Now imagine musical interludes with the confident conducting of Dr. Ysaye Barnwell from Sweet Honey and the Rock (www.ymbarnwell.com), the breakthrough lyrics of Austin Willacy (www.austinwillacy.com), the deep sound of Imani Uzuri (www.imaniuzuri.com) and the down to earth simplicity of singer-songwriter, Erica Wheeler (www.ericawheeler.com), bringing a feeling for the peace in the surrounding landscapes. Mix that with the hip hop sound of Invincible merging fractal awareness with social IQ and the short but rich chant of Sadhguru, a modern man with an old-fashioned guru outfit who likes race cars and motorcycles as much as setting Guinness records by planting more trees in a day than any group. The sound collage worked because of the united intention of goodwill and entrepreneurial revolition. Yes, 'revolition'...it might have been a typo but I think not... we have to rewill the world and if we do believe in this, all kinds of music work together and everything can be questioned because there is no defensiveness if the sounds and questions are true. Music and dancing went on for some all night long, and an expansion of awareness and imagination of how possible well being is becoming in the midst of this troubling time. We are the world we are making and we are the heroes we used to think might save us.

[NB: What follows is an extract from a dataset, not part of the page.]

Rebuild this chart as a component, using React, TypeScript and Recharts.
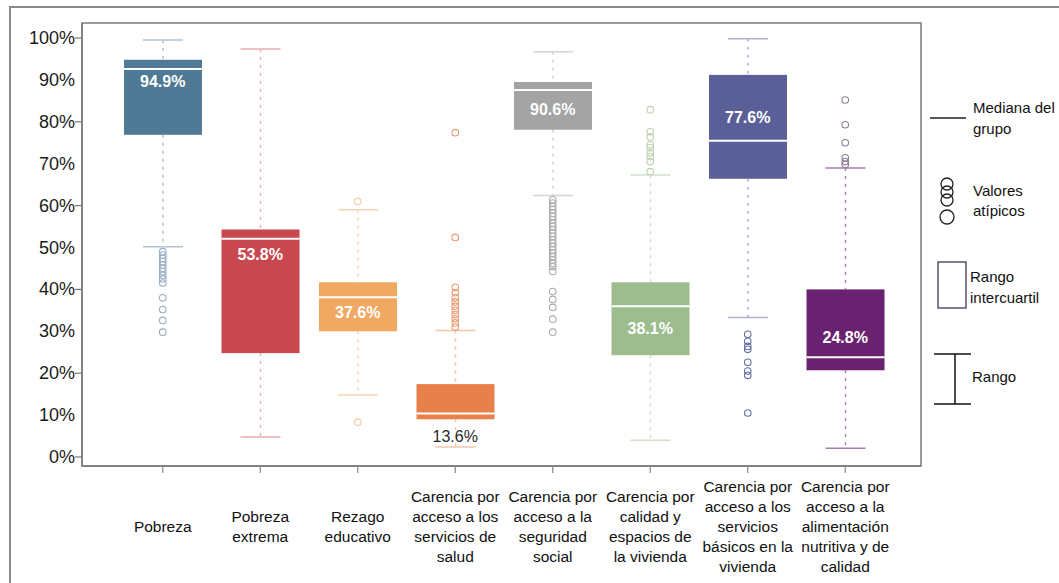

Of course this was a privileged subset in the Renaissance Harbor Hotel, and ending with Honest Tea's founder, Seth Goldman's description of the sale to Coke and subsequent phenomenal scaling of low sugar, organic beverage consumption may have been off-putting to a localist. To me Ali and Altman Smith's story eclipsed the Honest Tea kind of success story. Their journey back to their crack-infested hood and reentry into the yoga path as a foundation for social healing was extraordinary to hear and see. Their Holistic Life Foundation (http://hlfinc.org/) has now taught thousands of children and adults who may have otherwise given up on their journey.
It is time for impact investing in social enterprises like this to scale like Honest Tea.